Sources have revealed the top-secret platform development will see a luxurious and a sporting chassis being created for use around the group, with the luxury architecture going to Volkswagen, Audi and Bentley, while Porsche and Lamborghini would share the sporting one.
The architectures are believed to be related, but only to a point, with the sportier platform geared up for extra stiffness and torsional rigidity and lighter weight. Crunch time is approaching as the viability of both super-expensive off-roaders is due to be determined by the end of the year.
Both Lamborghini boss Stefan Winkelmann and Bentley CEO Wolfgang Durheimer have spoken openly about their desire to flesh out their line-ups with third full-model lines, though only Lamborghini has any off-road heritage.

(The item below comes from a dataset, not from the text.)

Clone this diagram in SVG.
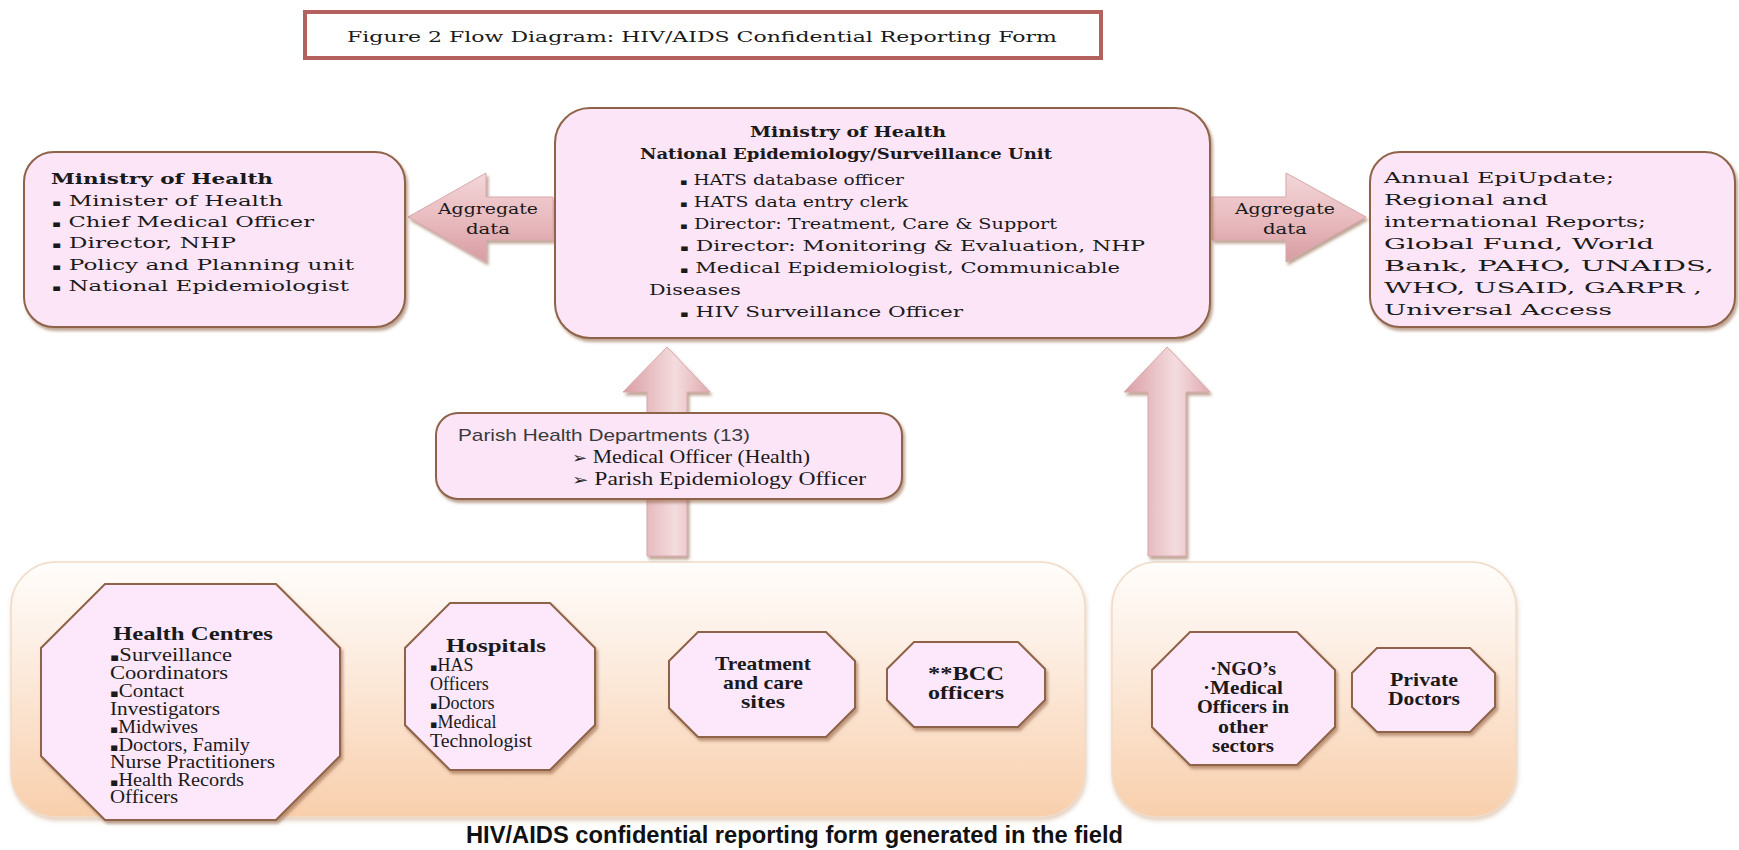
<svg xmlns="http://www.w3.org/2000/svg" width="1739" height="850" viewBox="0 0 1739 850">
  <defs>
    <filter id="sh" x="-10%" y="-10%" width="125%" height="130%">
      <feDropShadow dx="2" dy="3" stdDeviation="1.5" flood-color="#8a5a3a" flood-opacity="0.55"/>
    </filter>
    <filter id="shc" x="-5%" y="-5%" width="110%" height="115%">
      <feDropShadow dx="1" dy="3" stdDeviation="2" flood-color="#c8a080" flood-opacity="0.5"/>
    </filter>
    <linearGradient id="cont" x1="0" y1="0" x2="0" y2="1">
      <stop offset="0" stop-color="#fffdfb"/>
      <stop offset="0.3" stop-color="#fdf0e6"/>
      <stop offset="1" stop-color="#f8cfac"/>
    </linearGradient>
    <linearGradient id="harr" x1="0" y1="0" x2="0" y2="1">
      <stop offset="0" stop-color="#f3d6d9"/>
      <stop offset="0.5" stop-color="#e9bcc0"/>
      <stop offset="1" stop-color="#d79ca2"/>
    </linearGradient>
    <linearGradient id="varr" x1="0" y1="0" x2="1" y2="0">
      <stop offset="0" stop-color="#d99ea5"/>
      <stop offset="0.6" stop-color="#f4dcde"/>
      <stop offset="1" stop-color="#dfaab0"/>
    </linearGradient>
    <style>
      .box{fill:#fce5f7;stroke:#8f6448;stroke-width:2;filter:url(#sh)}
      .oct{fill:#fce8fa;stroke:#8f6448;stroke-width:2;filter:url(#sh)}
      .cont{fill:url(#cont);stroke:#f0dcc8;stroke-width:1.5;filter:url(#shc)}
      .harr{fill:url(#harr);stroke:#d8a8ac;stroke-width:1;filter:url(#sh)}
      .varr{fill:url(#varr);stroke:#d8a8ac;stroke-width:1;filter:url(#sh)}
      .t{font-family:"DejaVu Serif","Liberation Serif",serif;font-size:15px;fill:#1a1a1a}
      .tb{font-family:"DejaVu Serif","Liberation Serif",serif;font-size:15px;font-weight:bold;fill:#1a1a1a}
      .o{font-family:"Liberation Serif","Times New Roman",serif;font-size:18px;fill:#1a1a1a}
      .ob{font-family:"Liberation Serif","Times New Roman",serif;font-size:19px;font-weight:bold;fill:#1a1a1a}
      .s{font-family:"Liberation Sans",Arial,sans-serif;font-size:17px;fill:#3a3a3a}
      .ag{font-family:"DejaVu Serif","Liberation Serif",serif;font-size:15px;fill:#1a1a1a}
      .foot{font-family:"Liberation Sans",Arial,sans-serif;font-size:23px;font-weight:bold;fill:#111}
      .bl{font-size:9px}
      .ob2{font-family:"DejaVu Sans",sans-serif;font-size:11px}
      .arw{font-family:"DejaVu Sans",sans-serif;font-size:15px}
    </style>
  </defs>
  <rect width="1739" height="850" fill="#ffffff"/>

  <g id="title">
    <rect x="305" y="12" width="796" height="46" fill="#ffffff" stroke="#b3615e" stroke-width="4"/>
    <text class="t" x="347" y="42" font-size="19" textLength="710" lengthAdjust="spacingAndGlyphs">Figure 2 Flow Diagram: HIV/AIDS Confidential Reporting Form</text>
  </g>

  <g id="containers">
    <rect id="field-left" class="cont" x="11" y="562" width="1074" height="255" rx="45"/>
    <rect id="field-right" class="cont" x="1112" y="562" width="404" height="255" rx="45"/>
  </g>

  <g id="connectors">
    <path id="arrow-left" class="harr" d="M408,217 L486,173 L486,197 L553,197 L553,240 L486,240 L486,262 Z"/>
    <path id="arrow-right" class="harr" d="M1212,197 L1286,197 L1286,173 L1366,217 L1286,262 L1286,240 L1212,240 Z"/>
    <path id="arrow-up-left" class="varr" d="M667,347 L710,392 L687,392 L687,556 L647,556 L647,392 L623,392 Z"/>
    <path id="arrow-up-right" class="varr" d="M1167,347 L1210,392 L1186,392 L1186,556 L1148,556 L1148,392 L1124,392 Z"/>
    <text class="ag" x="488" y="214" text-anchor="middle" textLength="100" lengthAdjust="spacingAndGlyphs">Aggregate</text>
    <text class="ag" x="488" y="234" text-anchor="middle" textLength="44" lengthAdjust="spacingAndGlyphs">data</text>
    <text class="ag" x="1285" y="214" text-anchor="middle" textLength="100" lengthAdjust="spacingAndGlyphs">Aggregate</text>
    <text class="ag" x="1285" y="234" text-anchor="middle" textLength="44" lengthAdjust="spacingAndGlyphs">data</text>
  </g>

  <g id="moh-left">
    <rect class="box" x="24" y="152" width="381" height="175" rx="30"/>
    <text class="tb" x="51" y="184" textLength="222" lengthAdjust="spacingAndGlyphs">Ministry of Health</text>
    <text class="t" x="52" y="206" textLength="231" lengthAdjust="spacingAndGlyphs"><tspan class="bl">▪</tspan> Minister of Health</text>
    <text class="t" x="52" y="227" textLength="262" lengthAdjust="spacingAndGlyphs"><tspan class="bl">▪</tspan> Chief Medical Officer</text>
    <text class="t" x="52" y="248" textLength="184" lengthAdjust="spacingAndGlyphs"><tspan class="bl">▪</tspan> Director, NHP</text>
    <text class="t" x="52" y="270" textLength="302" lengthAdjust="spacingAndGlyphs"><tspan class="bl">▪</tspan> Policy and Planning unit</text>
    <text class="t" x="52" y="291" textLength="297" lengthAdjust="spacingAndGlyphs"><tspan class="bl">▪</tspan> National Epidemiologist</text>
  </g>

  <g id="moh-central">
    <rect class="box" x="555" y="108" width="655" height="230" rx="35"/>
    <text class="tb" x="848" y="137" text-anchor="middle" textLength="196" lengthAdjust="spacingAndGlyphs">Ministry of Health</text>
    <text class="tb" x="846" y="159" text-anchor="middle" textLength="412" lengthAdjust="spacingAndGlyphs">National Epidemiology/Surveillance Unit</text>
    <text class="t" x="680" y="185" textLength="224" lengthAdjust="spacingAndGlyphs"><tspan class="bl">▪</tspan> HATS database officer</text>
    <text class="t" x="680" y="207" textLength="228" lengthAdjust="spacingAndGlyphs"><tspan class="bl">▪</tspan> HATS data entry clerk</text>
    <text class="t" x="680" y="229" textLength="377" lengthAdjust="spacingAndGlyphs"><tspan class="bl">▪</tspan> Director: Treatment, Care &amp; Support</text>
    <text class="t" x="680" y="251" textLength="465" lengthAdjust="spacingAndGlyphs"><tspan class="bl">▪</tspan> Director: Monitoring &amp; Evaluation,  NHP</text>
    <text class="t" x="680" y="273" textLength="440" lengthAdjust="spacingAndGlyphs"><tspan class="bl">▪</tspan> Medical Epidemiologist, Communicable</text>
    <text class="t" x="649" y="295" textLength="92" lengthAdjust="spacingAndGlyphs">Diseases</text>
    <text class="t" x="680" y="317" textLength="283" lengthAdjust="spacingAndGlyphs"><tspan class="bl">▪</tspan> HIV Surveillance  Officer</text>
  </g>

  <g id="reports">
    <rect class="box" x="1370" y="152" width="365" height="175" rx="30"/>
    <text class="t" x="1384" y="183" textLength="230" lengthAdjust="spacingAndGlyphs">Annual EpiUpdate;</text>
    <text class="t" x="1384" y="205" textLength="164" lengthAdjust="spacingAndGlyphs">Regional and</text>
    <text class="t" x="1384" y="227" textLength="262" lengthAdjust="spacingAndGlyphs">international Reports;</text>
    <text class="t" x="1384" y="249" textLength="270" lengthAdjust="spacingAndGlyphs">Global Fund, World</text>
    <text class="t" x="1384" y="271" textLength="330" lengthAdjust="spacingAndGlyphs">Bank, PAHO, UNAIDS,</text>
    <text class="t" x="1384" y="293" textLength="318" lengthAdjust="spacingAndGlyphs">WHO, USAID, GARPR ,</text>
    <text class="t" x="1384" y="315" textLength="228" lengthAdjust="spacingAndGlyphs">Universal Access</text>
  </g>

  <g id="parish">
    <rect class="box" x="436" y="413" width="466" height="86" rx="22"/>
    <text class="s" x="458" y="441" textLength="292" lengthAdjust="spacingAndGlyphs">Parish Health Departments (13)</text>
    <text class="o" x="572" y="463" font-size="17" textLength="238" lengthAdjust="spacingAndGlyphs"><tspan class="arw">➢</tspan> Medical Officer (Health)</text>
    <text class="o" x="572" y="485" font-size="17" textLength="294" lengthAdjust="spacingAndGlyphs"><tspan class="arw">➢</tspan> Parish Epidemiology Officer</text>
  </g>

  <g id="health-centres">
    <polygon class="oct" points="105,584 276,584 340,648 340,756 276,820 105,820 41,756 41,648"/>
    <text class="ob" x="193" y="640" font-size="20" text-anchor="middle" textLength="160" lengthAdjust="spacingAndGlyphs">Health Centres</text>
    <text class="o" x="110" y="661" textLength="122" lengthAdjust="spacingAndGlyphs"><tspan class="ob2">▪</tspan>Surveillance</text>
    <text class="o" x="110" y="679" textLength="118" lengthAdjust="spacingAndGlyphs">Coordinators</text>
    <text class="o" x="110" y="697" textLength="74" lengthAdjust="spacingAndGlyphs"><tspan class="ob2">▪</tspan>Contact</text>
    <text class="o" x="110" y="715" textLength="110" lengthAdjust="spacingAndGlyphs">Investigators</text>
    <text class="o" x="110" y="733" textLength="88" lengthAdjust="spacingAndGlyphs"><tspan class="ob2">▪</tspan>Midwives</text>
    <text class="o" x="110" y="751" textLength="140" lengthAdjust="spacingAndGlyphs"><tspan class="ob2">▪</tspan>Doctors, Family</text>
    <text class="o" x="110" y="768" textLength="165" lengthAdjust="spacingAndGlyphs">Nurse Practitioners</text>
    <text class="o" x="110" y="786" textLength="134" lengthAdjust="spacingAndGlyphs"><tspan class="ob2">▪</tspan>Health Records</text>
    <text class="o" x="110" y="803" textLength="68" lengthAdjust="spacingAndGlyphs">Officers</text>
  </g>

  <g id="hospitals">
    <polygon class="oct" points="450,603 550,603 595,648 595,725 550,770 450,770 405,725 405,648"/>
    <text class="ob" x="496" y="652" font-size="20" text-anchor="middle" textLength="100" lengthAdjust="spacingAndGlyphs">Hospitals</text>
    <text class="o" x="430" y="671"><tspan class="ob2">▪</tspan>HAS</text>
    <text class="o" x="430" y="690">Officers</text>
    <text class="o" x="430" y="709"><tspan class="ob2">▪</tspan>Doctors</text>
    <text class="o" x="430" y="728"><tspan class="ob2">▪</tspan>Medical</text>
    <text class="o" x="430" y="747" textLength="102" lengthAdjust="spacingAndGlyphs">Technologist</text>
  </g>

  <g id="treatment">
    <polygon class="oct" points="698,632 826,632 855,661 855,708 826,737 698,737 669,708 669,661"/>
    <text class="ob" x="763" y="670" text-anchor="middle" textLength="96" lengthAdjust="spacingAndGlyphs">Treatment</text>
    <text class="ob" x="763" y="689" text-anchor="middle" textLength="80" lengthAdjust="spacingAndGlyphs">and care</text>
    <text class="ob" x="763" y="708" text-anchor="middle" textLength="44" lengthAdjust="spacingAndGlyphs">sites</text>
  </g>

  <g id="bcc">
    <polygon class="oct" points="914,642 1018,642 1045,669 1045,700 1018,727 914,727 887,700 887,669"/>
    <text class="ob" x="966" y="680" text-anchor="middle" textLength="76" lengthAdjust="spacingAndGlyphs">**BCC</text>
    <text class="ob" x="966" y="699" text-anchor="middle" textLength="76" lengthAdjust="spacingAndGlyphs">officers</text>
  </g>

  <g id="ngo">
    <polygon class="oct" points="1190,632 1297,632 1335,670 1335,727 1297,765 1190,765 1152,727 1152,670"/>
    <text class="ob" x="1243" y="675" text-anchor="middle" textLength="66" lengthAdjust="spacingAndGlyphs">·NGO’s</text>
    <text class="ob" x="1243" y="694" text-anchor="middle" textLength="80" lengthAdjust="spacingAndGlyphs">·Medical</text>
    <text class="ob" x="1243" y="713" text-anchor="middle" textLength="92" lengthAdjust="spacingAndGlyphs">Officers in</text>
    <text class="ob" x="1243" y="733" text-anchor="middle" textLength="50" lengthAdjust="spacingAndGlyphs">other</text>
    <text class="ob" x="1243" y="752" text-anchor="middle" textLength="62" lengthAdjust="spacingAndGlyphs">sectors</text>
  </g>

  <g id="private">
    <polygon class="oct" points="1377,648 1470,648 1495,673 1495,707 1470,732 1377,732 1352,707 1352,673"/>
    <text class="ob" x="1424" y="686" text-anchor="middle" textLength="68" lengthAdjust="spacingAndGlyphs">Private</text>
    <text class="ob" x="1424" y="705" text-anchor="middle" textLength="72" lengthAdjust="spacingAndGlyphs">Doctors</text>
  </g>

  <g id="footer">
    <text class="foot" x="466" y="843" textLength="657" lengthAdjust="spacingAndGlyphs">HIV/AIDS confidential reporting form generated in the field</text>
  </g>
</svg>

While Durheimer admitted Bentley had no off-road DNA, he insisted a business plan for the SUV, already jokingly dubbed the "TransContinental GT" by some insiders, would be finalised by the end of the year.
"The decision will be made when the business plan is finished and the business plan is one of the most important things we're working on," Durheimer said.
"If you are a Bentley driver, you own five cars, and 100 per cent of Bentley buyers own an SUV, basically," he said.
"If they like the craftsmanship, we have a good chance to replicate our success with an SUV. There is no offer in the segment that we had to fear."
While Bentley will need to invent a heritage for its SUV, which is likely to become the entry-level Bentley, Lamborghini has no such issues.
It built its V12-powered, four-door LM002 from 1986 to 1993, and unlike Porsche's Cayenne, it was a hard-core off-roader evolved from a military prototype. Though a sales flop, Lamborghini believes it will lend credibility to a Raging Bull-branded SUV, which could appear as a concept car as early as next year.
Sources insist Lamborghini sees a stronger market for an SUV than for a four-door, fast limousine, with the Italian company intending to pitch its high-rise five-door below its Gallardo replacement but well above current fast SUV contenders such as the forthcoming Mercedes-Benz M63 AMG, the BMW X5 M and X6 M and Maserati's Kubang.
The move will spell the end of the line for fans of Lamborghini's Estoque concept four-door, which debuted at the 2008 Paris Motor Show but was left without an architectural home when it was decided to move the next Porsche Panamera onto a VW Group platform, rather than its current stand-alone base.
While Porsche has broken with its historical roots to put a turbo-diesel engine in both the Panamera and the Cayenne SUV, Lamborghini insiders insist its SUV will never have a diesel engine, while Durheimer hinted not to expect a diesel in the Bentley SUV. At least, not initially.
"We will not make any experiments with it and I have declared 12-cylinder technology being a core of Bentley," he said.
"But I have no problem with diesels. Modern diesels are really powerful and their pickup behaviour is very impressive and they don't smell and they are not as noisy anymore.
"The Mulsanne with the V8 is the Bentley engine, but if you drive it compared to a V8 TDI, you probably would not feel it.
"In some markets, like the UK, France, Austria and Italy, diesel might be the entry ticket to sell a car, and if you can do it with diesel as an additional or add-on engine for us, why should it not be in the SUV?"